Комментарий от кошки. Бокал врет. От него за версту пахнет тем самым напитком. Как ни мыла его Служанка, как ни протирала — все равно этот запах не выполоскать. Король пил из него, это точно. И Она пила, нехотя, по обязанности, ее запаха на стекле не осталось, но я-то знаю. Пила как миленькая, еще бы ей не пить!
Меч Тристана:
Я гибну, плоть моя распадается, и то, что зачавшая мою гибель сама уже мертва, — слабое утешение. Одна лишь капля ее крови поразила меня отравой, меня, который пробовал столько крови — алой и темной, а голубой крови не бывает. Кровь густая и жидкая, насыщенная запахами железа и меди, родственными моему телу, горячая, гасящая на мгновение мой злой синеватый блеск, стынущая над ним, как драгоценная смальта в фибуле Второго Владыки, совсем мертвая, засыхающая тусклой бурой отравой — проклятье, теперь я знаю это, а раньше не знал, потому что меня вытирали — о рыхлую землю, о траву, о плащ убитого, о собственный плащ, коли у убитого не случилось плаща, о волосы — о них тяжело вытереть начисто. Но, может быть, Ее волосы исцелили бы меня, как, говорят, я могу исцелить рану от моего лезвия. Всего одна ядовитая капля, но гладкая сталь уже подменилась шершавой чешуей, подобной коже прокаженных, которым Ее отдали. Владыка обнажил меня, и я спас — Ее и Его. Прокаженные сбились в кучу, плевались, сипели и размахивали дубьем. Изольда в страхе кричала, и Владыка кричал, но от ярости и гнева. Что против меня их посохи, дубины и дряблая, надорванная болезнью изнутри плоть! Я бы дорвал ее снаружи — милосерднее, чем Бог, быстро и чисто. Я не боялся их гнилой крови, как боялась Она, но, знай я свое будущее, что бы сделал? Обвился бы змеей вокруг Его запястья? Раскалил рукоять и сбежал из ладони? Мои жар и гибкость остались в кузне Пять Владык назад, и Шестого не будет, пусть Пятый бросил меня здесь, я кляну только Четвертого. Скверный Владыка со слабыми руками, бравшимися за слишком многое, что бы о Нем ни говорили. Я столько раз спасал Его, а Он унизил меня: мое ли дело рубить сушняк и резать лапник? Кинжал пил кровь кроликов и оленя, мне же не досталось ни капли до этой, последней, вытекшей из Ее руки.

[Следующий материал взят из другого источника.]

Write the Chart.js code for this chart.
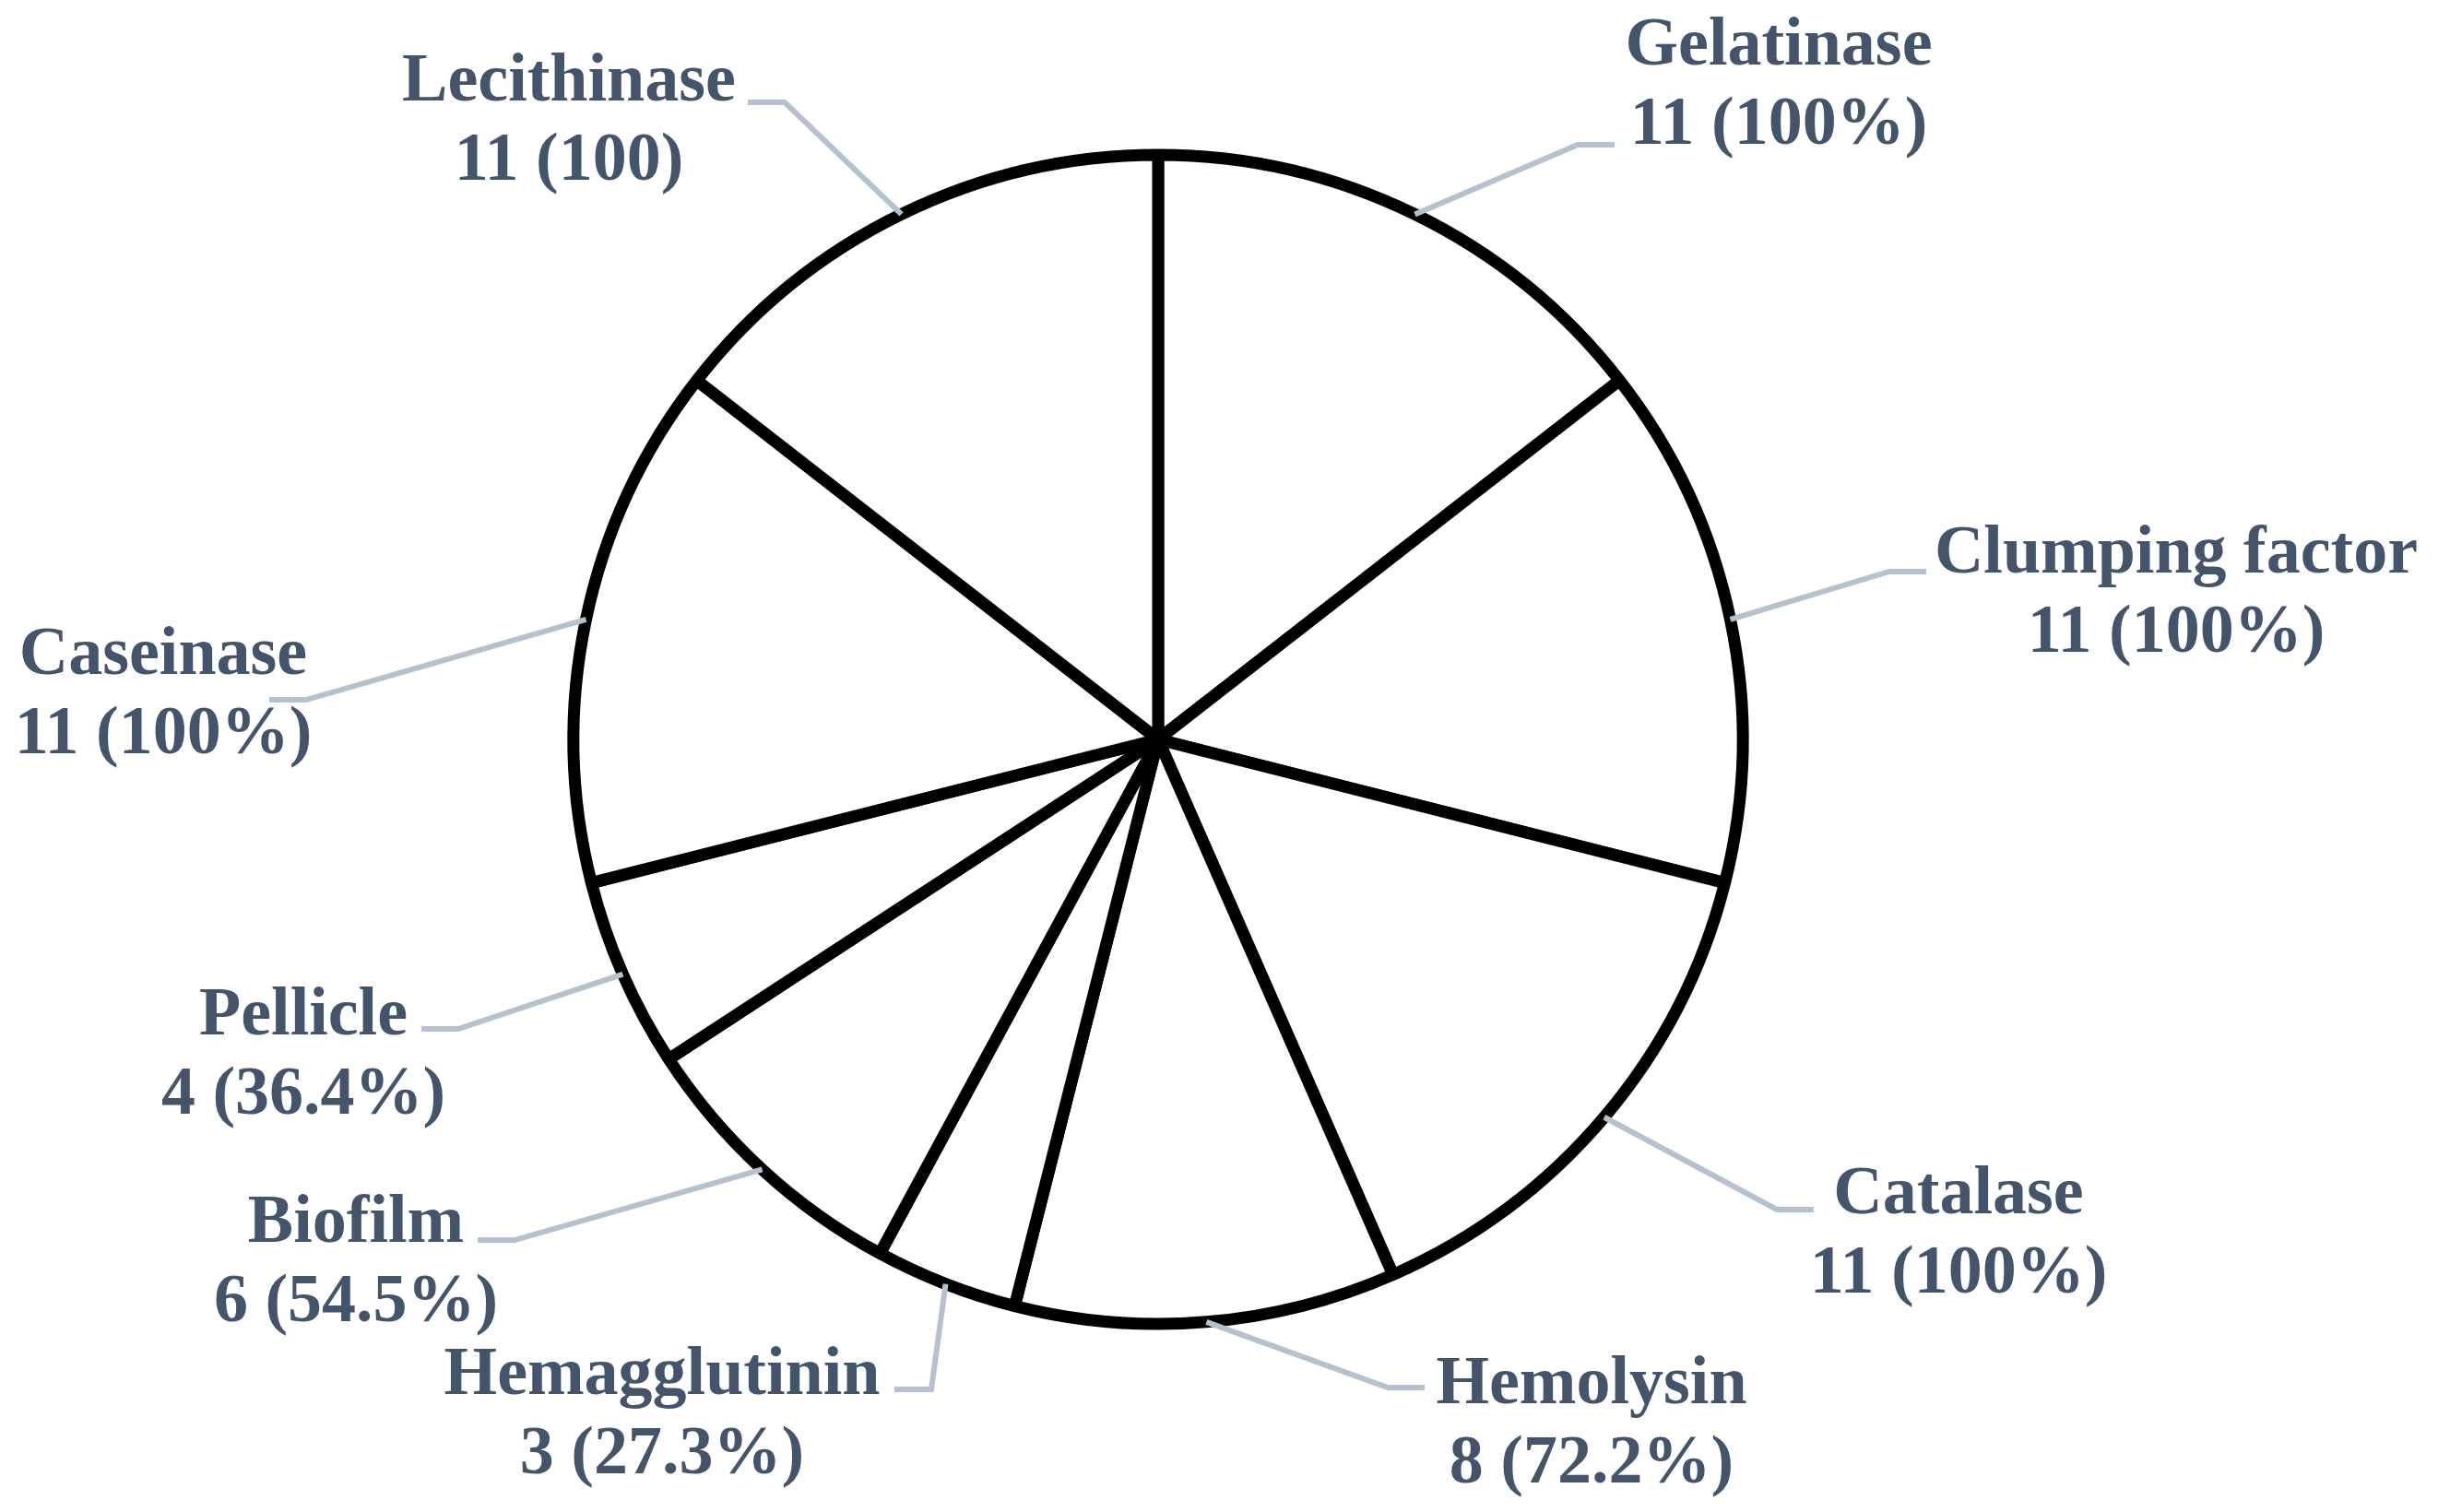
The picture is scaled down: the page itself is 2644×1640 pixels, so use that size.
<!DOCTYPE html>
<html>
<head>
<meta charset="utf-8">
<script src="https://cdn.jsdelivr.net/npm/chart.js@4.4.1/dist/chart.umd.min.js"></script>
<style>
  html, body { margin: 0; padding: 0; background: #ffffff; }
  #wrap { width: 2644px; height: 1640px; }
</style>
</head>
<body>
<div id="wrap"><canvas id="pieChart" width="2644" height="1640"></canvas></div>
<script>
const categories = ['Gelatinase', 'Clumping factor', 'Catalase', 'Hemolysin', 'Hemagglutinin', 'Biofilm', 'Pellicle', 'Caseinase', 'Lecithinase'];
const counts = [11, 11, 11, 8, 3, 6, 4, 11, 11];
const percentLabels = ['(100%)', '(100%)', '(100%)', '(72.2%)', '(27.3%)', '(54.5%)', '(36.4%)', '(100%)', '(100)'];

// label block centres and leader elbows, in units of the pie radius from its centre
const labelPos = [
    [1.0615, -1.1246], [1.7413, -0.2555], [1.3691, 0.8407],
    [0.7413, 1.1656], [-0.8486, 1.1498], [-1.3722, 0.8896],
    [-1.4621, 0.5347], [-1.7019, -0.0820], [-1.0079, -1.0631]
];
const elbowPos = [
    [0.7177, -1.0174], [1.2508, -0.2871], [1.0584, 0.8044],
    [0.3927, 1.1088], [-0.3880, 1.1120], [-1.1009, 0.8565],
    [-1.1972, 0.4953], [-1.4574, -0.0678], [-0.6388, -1.0899]
];

const textColor = '#44546A';
const leaderColor = '#B6C1CF';

const labelPlugin = {
    id: 'outsideLabels',
    afterDatasetsDraw(chart) {
        const ctx = chart.ctx;
        const meta = chart.getDatasetMeta(0);
        ctx.save();
        meta.data.forEach((arc, i) => {
            const p = arc.getProps(['x', 'y', 'startAngle', 'endAngle', 'outerRadius'], true);
            const r = p.outerRadius;
            const mid = (p.startAngle + p.endAngle) / 2;
            const ax = p.x + Math.cos(mid) * r;
            const ay = p.y + Math.sin(mid) * r;
            const ex = p.x + elbowPos[i][0] * r;
            const ey = p.y + elbowPos[i][1] * r;
            const lx = p.x + labelPos[i][0] * r;
            const ly = p.y + labelPos[i][1] * r + 5;
            const dir = lx > ex ? 1 : -1;

            ctx.beginPath();
            ctx.moveTo(ax, ay);
            ctx.lineTo(ex, ey);
            ctx.lineTo(ex + dir * 40, ey);
            ctx.strokeStyle = leaderColor;
            ctx.lineWidth = 6;
            ctx.lineJoin = 'miter';
            ctx.stroke();

            ctx.fillStyle = textColor;
            ctx.font = 'bold 74px "Liberation Serif", "Times New Roman", serif';
            ctx.textAlign = 'center';
            ctx.textBaseline = 'middle';
            ctx.fillText(categories[i], lx, ly - 43);
            ctx.fillText(counts[i] + ' ' + percentLabels[i], lx, ly + 43);
        });
        ctx.restore();
    }
};

new Chart(document.getElementById('pieChart'), {
    type: 'pie',
    data: {
        labels: categories,
        datasets: [{
            data: counts,
            backgroundColor: '#ffffff',
            borderColor: '#000000',
            borderWidth: 13,
            hoverOffset: 0,
            offset: 0
        }]
    },
    options: {
        responsive: false,
        animation: false,
        layout: {
            padding: { left: 615.5, right: 747.5, top: 161.5, bottom: 197.5 }
        },
        plugins: {
            legend: { display: false },
            tooltip: { enabled: false }
        }
    },
    plugins: [labelPlugin]
});
</script>
</body>
</html>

Они катались по траве и по ее зеленому плащу, и свивались, словно серебряные змеи на моем эфесе, дрожали, как дрожат умирающие, и кричали, как не кричат раненые, и это было прекрасно, как бой, где противники равны, и я пожалел, что мне нет места в этом бою. Он обессилел раньше и запросил пощады, а Она, смеясь, положила меня преградой у Его бедра и, почти касаясь моего тела своим коленом, смотрела, как Он засыпает.
Я лежал меж ними, подобный стальной реке, и небо отдало мне синеву. Она приподнялась на локте правой руки, а кисть левой, на цыпочках указательного и среднего, пошла по траве зеленого плаща к воде моего лезвия. Дважды едва коснувшись холода, как касалась ступней воды, пока мы с Владыкой хранили Ее, она пошла будто вброд, и на миг я поверил, что я вода, но на четвертом шажке указательный скользнул, Она вскрикнула, и Он сквозь сон отозвался на Ее голос. Вскоре Она заснула, как спят их дети — с пальцем во рту, и задремал я, с засыхающей кровью на лезвии. Пятый Владыка не вытер меня — едва глянув, вбросил в опустевшие ножны, слишком свободные для меня: в них жил тяжелый меч, под стать руке. Заметил ли он Ее кровь? Теперь я думаю — да.